Unite argues in its blueprint, Meeting housing need: Building Britain out of recession, that such a massive council house building programme would meet social need and be an engine for economic revival generally, by creating thousands of jobs in the construction industry and its suppliers.
Unite’s five-point programme is being launched today (Wednesday, 17 June) at a London conference being addressed by the new Minister for Housing and Planning, John Healey.
Unite Deputy General Secretary, Jack Dromey said: ‘Unite welcomes the progress the government has made, including in the recent budget. There is still much more to do however.’
‘As the recession bites and home repossessions mount, the demand for social housing is expected to rise from the already 4.5 million people on local authority social housing waiting lists – 1 in 12 people in the country. A shortage of housing also fuels tensions in hard-pressed communities, exploited by the brain-dead boot boys in suits of the BNP.’

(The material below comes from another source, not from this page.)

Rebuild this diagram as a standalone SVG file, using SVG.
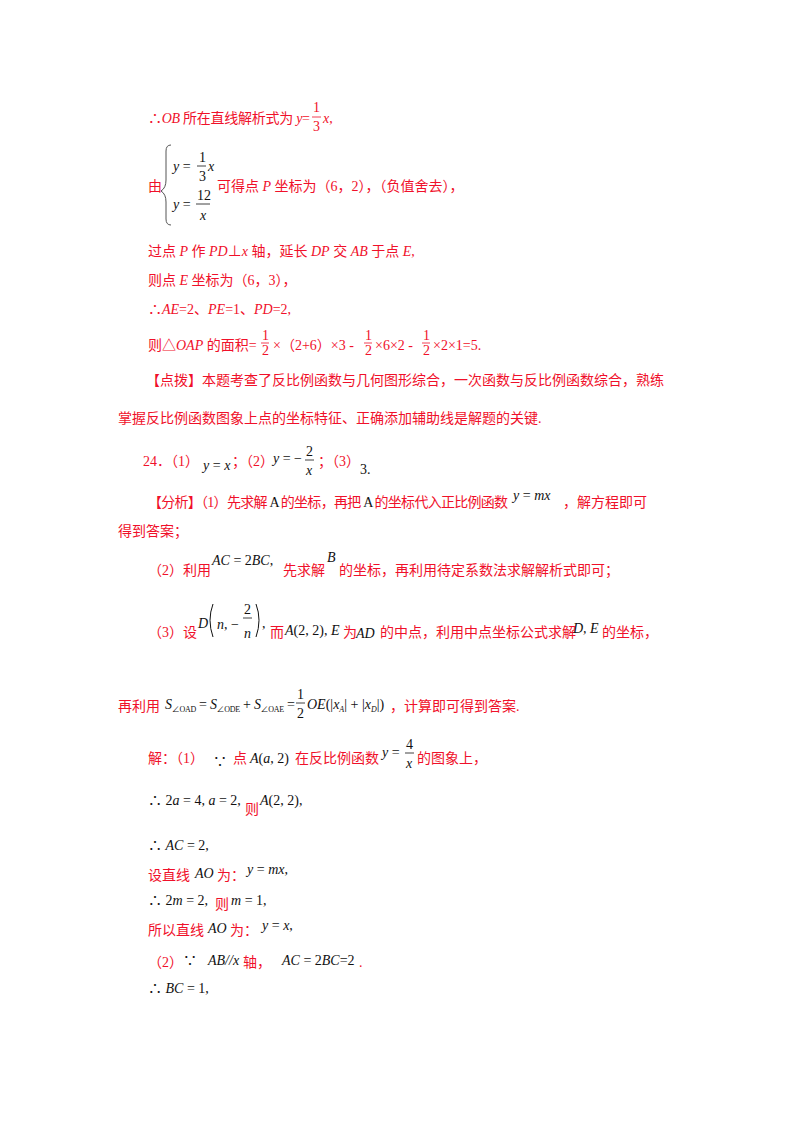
<svg xmlns="http://www.w3.org/2000/svg" width="800" height="1132" viewBox="0 0 800 1132">
<style>
text{font-family:"Liberation Serif","Noto Sans CJK SC",serif;font-size:14px}
.r{fill:#f0102a}
.k{fill:#111}
.i{font-style:italic}
.s{font-size:8px}
.line{stroke:#111;stroke-width:0.8}
.rl{stroke:#f0102a;stroke-width:0.8}
.par{fill:none;stroke:#111;stroke-width:1}
</style>
<rect width="800" height="1132" fill="#fff"/>
<g id="text-top" class="r">
<text x="148" y="123" textLength="162">∴<tspan class="i">OB</tspan> 所在直线解析式为 <tspan class="i">y</tspan>=</text>
<text x="313" y="112">1</text><line class="rl" x1="312" y1="117" x2="321" y2="117"/><text x="313" y="131">3</text>
<text x="323" y="123"><tspan class="i">x</tspan>,</text>
<text x="148" y="191">由</text>
<path d="M171,145 q-5,0 -5,6 v29 q0,8 -5,11 q5,3 5,11 v17 q0,6 5,6" fill="none" stroke="#555" stroke-width="1"/>
<text class="k" x="173" y="171"><tspan class="i">y</tspan> =</text>
<text class="k" x="199" y="162">1</text><line class="line" x1="197" y1="166" x2="206" y2="166"/><text class="k" x="199" y="181">3</text>
<text class="k i" x="208" y="171">x</text>
<text class="k" x="173" y="209"><tspan class="i">y</tspan> =</text>
<text class="k" x="197" y="200">12</text><line class="line" x1="196" y1="204" x2="210" y2="204"/><text class="k i" x="200" y="220">x</text>
<text x="217" y="191">可得点 <tspan class="i">P</tspan> 坐标为（6，2），（负值舍去），</text>
<text x="148" y="256">过点 <tspan class="i">P</tspan> 作 <tspan class="i">PD</tspan>⊥<tspan class="i">x</tspan> 轴，延长 <tspan class="i">DP</tspan> 交 <tspan class="i">AB</tspan> 于点 <tspan class="i">E</tspan>,</text>
<text x="148" y="285">则点 <tspan class="i">E</tspan> 坐标为（6，3），</text>
<text x="148" y="314">∴<tspan class="i">AE</tspan>=2、<tspan class="i">PE</tspan>=1、<tspan class="i">PD</tspan>=2,</text>
<text x="148" y="350">则△<tspan class="i">OAP</tspan> 的面积=</text>
<text x="262" y="340" font-size="12">1</text><line class="rl" x1="261" y1="343" x2="269" y2="343"/><text x="262" y="355" font-size="12">2</text>
<text x="273" y="350">×（2+6）×3 -</text>
<text x="365" y="340" font-size="12">1</text><line class="rl" x1="364" y1="343" x2="372" y2="343"/><text x="365" y="355" font-size="12">2</text>
<text x="375" y="350">×6×2 -</text>
<text x="423" y="340" font-size="12">1</text><line class="rl" x1="422" y1="343" x2="430" y2="343"/><text x="423" y="355" font-size="12">2</text>
<text x="433" y="350">×2×1=5.</text>
<text x="146" y="385">【点拨】本题考查了反比例函数与几何图形综合，一次函数与反比例函数综合，熟练</text>
<text x="118" y="423">掌握反比例函数图象上点的坐标特征、正确添加辅助线是解题的关键.</text>
</g>
<g id="q24">
<text class="r" x="143" y="466">24．（1）</text>
<text class="k" x="203" y="470"><tspan class="i">y</tspan> = <tspan class="i">x</tspan></text>
<text class="r" x="232" y="466">；（2）</text>
<text class="k" x="273" y="463"><tspan class="i">y</tspan> = −</text>
<text class="k" x="306" y="456">2</text><line class="line" x1="305" y1="460" x2="314" y2="460"/><text class="k i" x="306" y="475">x</text>
<text class="r" x="318" y="466">；（3）</text>
<text class="k" x="360" y="474">3.</text>
</g>
<g id="analysis">
<text class="r" x="148" y="507" textLength="360">【分析】（1）先求解 <tspan class="k">A</tspan> 的坐标，再把 <tspan class="k">A</tspan> 的坐标代入正比例函数</text>
<text class="k" x="513" y="500"><tspan class="i">y</tspan> = <tspan class="i">mx</tspan></text>
<text class="r" x="563" y="507">，解方程即可</text>
<text class="r" x="118" y="536">得到答案；</text>
<text class="r" x="148" y="575">（2）利用</text>
<text class="k" x="212" y="565"><tspan class="i">AC</tspan> = 2<tspan class="i">BC</tspan>,</text>
<text class="r" x="283" y="575">先求解</text>
<text class="k i" x="327" y="562">B</text>
<text class="r" x="339" y="575">的坐标，再利用待定系数法求解解析式即可；</text>
<text class="r" x="148" y="637">（3）设</text>
<text class="k i" x="198" y="628">D</text>
<path class="par" d="M213,604 q-6,16 0,33"/>
<text class="k" x="217" y="629"><tspan class="i">n</tspan>, −</text>
<text class="k" x="244" y="614">2</text><line class="line" x1="243" y1="618" x2="252" y2="618"/><text class="k i" x="244" y="638">n</text>
<path class="par" d="M256,604 q6,16 0,33"/><text class="k" x="262" y="628">,</text>
<text class="r" x="270" y="637">而</text>
<text class="k" x="285" y="635"><tspan class="i">A</tspan>(2, 2), <tspan class="i">E</tspan></text>
<text class="r" x="343" y="637">为</text>
<text class="k i" x="356" y="638">AD</text>
<text class="r" x="380" y="637">的中点，利用中点坐标公式求解</text>
<text class="k i" x="573" y="633">D, E</text>
<text class="r" x="602" y="637">的坐标，</text>
<text class="r" x="118" y="711">再利用</text>
<text class="k" x="165" y="709" textLength="130"><tspan class="i">S</tspan><tspan class="s" dy="3">∠OAD</tspan><tspan dy="-3"> = </tspan><tspan class="i">S</tspan><tspan class="s" dy="3">∠ODE</tspan><tspan dy="-3"> + </tspan><tspan class="i">S</tspan><tspan class="s" dy="3">∠OAE</tspan><tspan dy="-3"> =</tspan></text>
<text class="k" x="297" y="699">1</text><line class="line" x1="296" y1="703" x2="305" y2="703"/><text class="k" x="297" y="718">2</text>
<text class="k" x="307" y="709"><tspan class="i">OE</tspan>(|<tspan class="i">x</tspan><tspan class="s i" dy="3">A</tspan><tspan dy="-3">| + |</tspan><tspan class="i">x</tspan><tspan class="s i" dy="3">D</tspan><tspan dy="-3">|)</tspan></text>
<text class="r" x="390" y="711">，计算即可得到答案.</text>
</g>
<g id="solution">
<text class="r" x="148" y="763">解：（1）</text>
<text class="k" x="213" y="766">∵</text>
<text class="r" x="233" y="763">点</text>
<text class="k" x="250" y="763"><tspan class="i">A</tspan>(<tspan class="i">a</tspan>, 2)</text>
<text class="r" x="295" y="763">在反比例函数</text>
<text class="k" x="382" y="757"><tspan class="i">y</tspan> =</text>
<text class="k" x="406" y="749">4</text><line class="line" x1="405" y1="753" x2="414" y2="753"/><text class="k i" x="406" y="768">x</text>
<text class="r" x="417" y="763">的图象上，</text>
<text class="k" x="148" y="805">∴ 2<tspan class="i">a</tspan> = 4, <tspan class="i">a</tspan> = 2,</text>
<text class="r" x="245" y="814">则</text>
<text class="k" x="260" y="805"><tspan class="i">A</tspan>(2, 2),</text>
<text class="k" x="148" y="850">∴ <tspan class="i">AC</tspan> = 2,</text>
<text class="r" x="148" y="880">设直线</text>
<text class="k i" x="195" y="878">AO</text>
<text class="r" x="217" y="880">为：</text>
<text class="k" x="247" y="874"><tspan class="i">y</tspan> = <tspan class="i">mx</tspan>,</text>
<text class="k" x="148" y="905">∴ 2<tspan class="i">m</tspan> = 2,</text>
<text class="r" x="215" y="909">则</text>
<text class="k" x="231" y="905"><tspan class="i">m</tspan> = 1,</text>
<text class="r" x="148" y="935">所以直线</text>
<text class="k i" x="208" y="933">AO</text>
<text class="r" x="230" y="935">为：</text>
<text class="k" x="262" y="930"><tspan class="i">y</tspan> = <tspan class="i">x</tspan>,</text>
<text class="r" x="148" y="967">（2）</text>
<text class="k" x="183" y="965">∵</text>
<text class="k i" x="208" y="965">AB//x</text>
<text class="r" x="243" y="967">轴，</text>
<text class="k" x="282" y="965"><tspan class="i">AC</tspan> = 2<tspan class="i">BC</tspan>=2</text>
<text class="r" x="359" y="967">.</text>
<text class="k" x="148" y="993">∴ <tspan class="i">BC</tspan> = 1,</text>
</g>
</svg>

‘A large-scale social housing programme, including council built and rented property, is urgently needed to meet social need. The government must devote more resources to a new deal for housing, building Britain out of recession.’
Unite is calling for:
A massive programme of ‘new build, high quality, environmentally sustainable social housing, including council homes which would create jobs, meet housing need, and redress the inequality of social housing in rural areas.

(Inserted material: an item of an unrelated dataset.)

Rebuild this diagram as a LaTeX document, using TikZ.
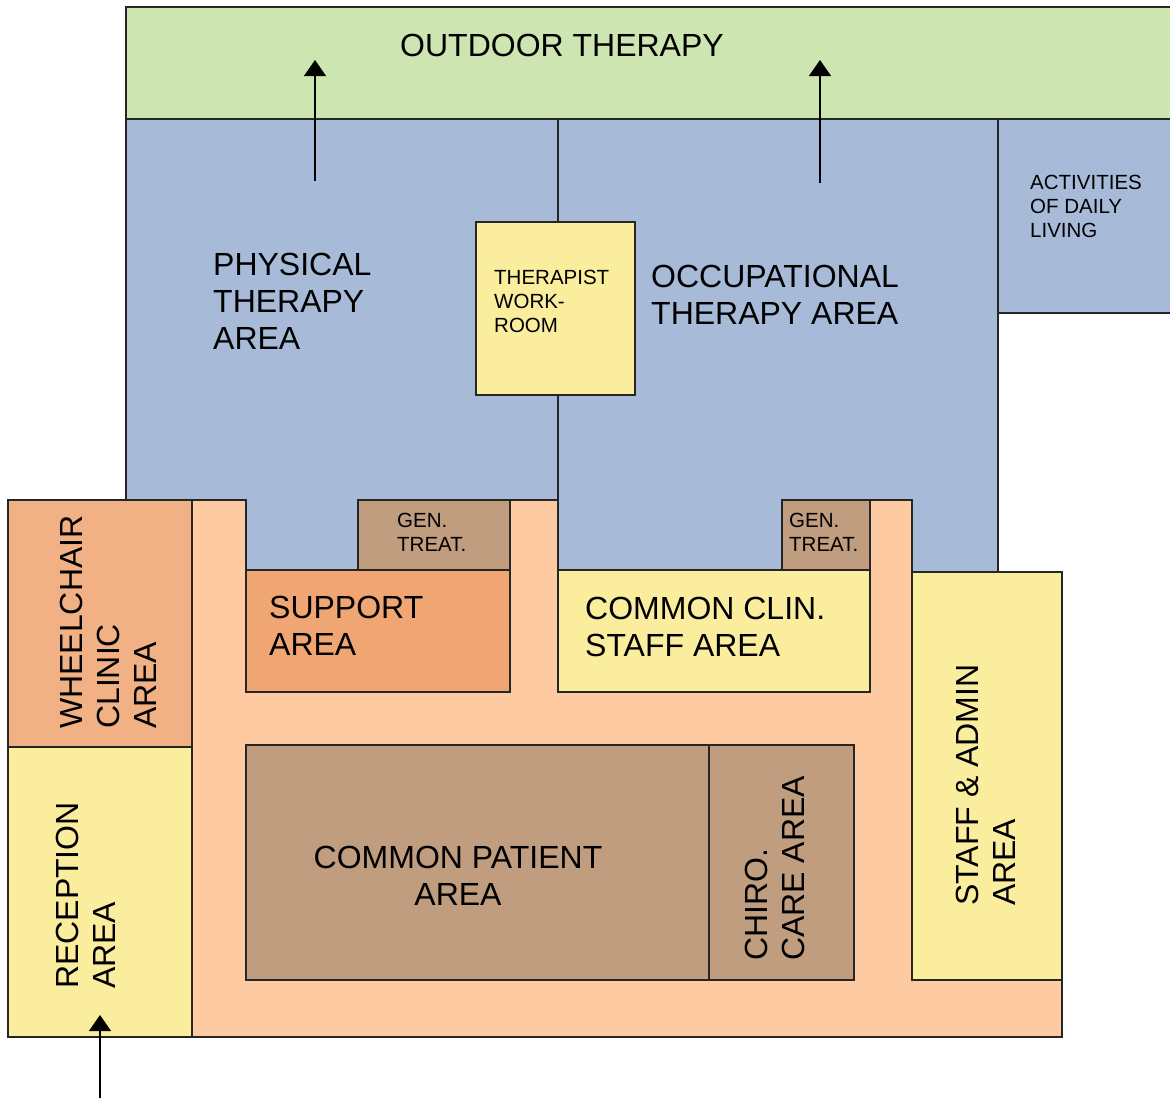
\documentclass[tikz,border=0pt]{standalone}
\usepackage{fontspec}
\setmainfont{Liberation Sans}
\usetikzlibrary{arrows.meta}

\definecolor{outgreen}{RGB}{205,230,177}
\definecolor{therblue}{RGB}{167,187,217}
\definecolor{hallpeach}{RGB}{253,202,161}
\definecolor{chairorange}{RGB}{242,177,132}
\definecolor{suporange}{RGB}{240,166,114}
\definecolor{roomyellow}{RGB}{250,238,158}
\definecolor{treatbrown}{RGB}{192,157,127}

\begin{document}
\begin{tikzpicture}[x=1pt, y=-1pt,
    room/.style={draw=black!85, line width=1.3pt},
    biglbl/.style={inner sep=0pt, align=left, font=\fontsize{32}{37}\selectfont},
    smalllbl/.style={inner sep=0pt, align=left, font=\fontsize{20.5}{24}\selectfont},
    goout/.style={line width=1.2pt, -{Triangle[length=16pt, width=22pt]}}]
\useasboundingbox (0,0) rectangle (1170,1100);
% outdoor and therapy wing
\draw[room, fill=outgreen] (126,7) rectangle (1185,119);
\draw[room, fill=therblue] (126,119) rectangle (998,572);
\draw[room, fill=therblue] (998,119) rectangle (1185,313);
\draw[room] (558,119) -- (558,222);
\draw[room] (558,395) -- (558,500);
\draw[room, fill=roomyellow] (476,222) rectangle (635,395);
% corridor
\draw[room, fill=hallpeach] (192,500) -- (246,500) -- (246,692) -- (510,692) -- (510,500)
    -- (558,500) -- (558,692) -- (870,692) -- (870,500) -- (912,500) -- (912,572)
    -- (1062,572) -- (1062,1037) -- (192,1037) -- cycle;
% rooms along the corridor
\draw[room, fill=chairorange] (8,500) rectangle (192,747);
\draw[room, fill=roomyellow] (8,747) rectangle (192,1037);
\draw[room, fill=treatbrown] (358,500) rectangle (510,570);
\draw[room, fill=suporange] (246,570) rectangle (510,692);
\draw[room, fill=treatbrown] (782,500) rectangle (870,570);
\draw[room, fill=roomyellow] (558,570) rectangle (870,692);
\draw[room, fill=roomyellow] (912,572) rectangle (1062,980);
\draw[room, fill=treatbrown] (246,745) rectangle (709,980);
\draw[room, fill=treatbrown] (709,745) rectangle (854,980);

% labels
\node[biglbl] (outdoor) at (562,45) {OUTDOOR THERAPY};
\node[biglbl, anchor=west] (physical) at (213,301) {PHYSICAL\\THERAPY\\AREA};
\node[smalllbl, anchor=west] (workroom) at (494,301) {THERAPIST\\WORK-\\ROOM};
\node[biglbl, anchor=west] (occupational) at (651,295) {OCCUPATIONAL\\THERAPY AREA};
\node[smalllbl, anchor=west] (daily) at (1030,206) {ACTIVITIES\\OF DAILY\\LIVING};
\node[smalllbl, anchor=west] (gentreatA) at (397,532) {GEN.\\TREAT.};
\node[smalllbl, anchor=west] (gentreatB) at (789,532) {GEN.\\TREAT.};
\node[biglbl, anchor=west] (support) at (269,626) {SUPPORT\\AREA};
\node[biglbl, anchor=west] (clinstaff) at (585,627) {COMMON CLIN.\\STAFF AREA};
\node[biglbl, anchor=west, rotate=90] (wheelchair) at (108,729) {WHEELCHAIR\\CLINIC\\AREA};
\node[biglbl, anchor=west, rotate=90] (reception) at (86,989) {RECEPTION\\AREA};
\node[biglbl, align=center] (patient) at (458,876) {COMMON PATIENT\\AREA};
\node[biglbl, anchor=west, rotate=90] (chiro) at (775,961) {CHIRO.\\CARE AREA};
\node[biglbl, anchor=west, rotate=90] (staffadmin) at (986,906) {STAFF \& ADMIN\\AREA};

% ways out
\coordinate (ptdoor) at (315,181);
\coordinate (ptout) at (315,60);
\coordinate (otdoor) at (820,183);
\coordinate (otout) at (820,60);
\coordinate (street) at (100,1098);
\coordinate (entry) at (100,1015);
\draw[goout] (ptdoor) -- (ptout);
\draw[goout] (otdoor) -- (otout);
\draw[goout] (street) -- (entry);
\end{tikzpicture}
\end{document}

A comprehensive construction apprenticeship scheme for the 16-24-year olds whose job prospects have diminished during the recession.
Investment in a ‘retro-fit’ programme for existing homes to improve energy efficiency i.e. the seven million homes that require solid wall insulation. It is estimated that such action could generate a further 25,000 jobs and would greatly contribute to the government’s environmental targets.
The government to use its large stake in the banking sector to do more to prevent repossessions and strengthen the regulatory framework.
Greater support for housing associations to ensure they receive sufficient funding to provide housing and support for tenants; and that staff numbers and employment conditions are maintained and enhanced, as outlined by Unite’s Recession Charter for the Not for Profit Sector launched in April.
Gail Cartmail, Unite Assistant General Secretary for the Public Sector said: ‘We believe that if these measures in Building Britain out of recession were implemented in a coordinated manner the waiting lists for decent housing would be reduced, much needed jobs would be created, and the positive impact of a dynamic house building programme would percolate through to other sectors of the economy.’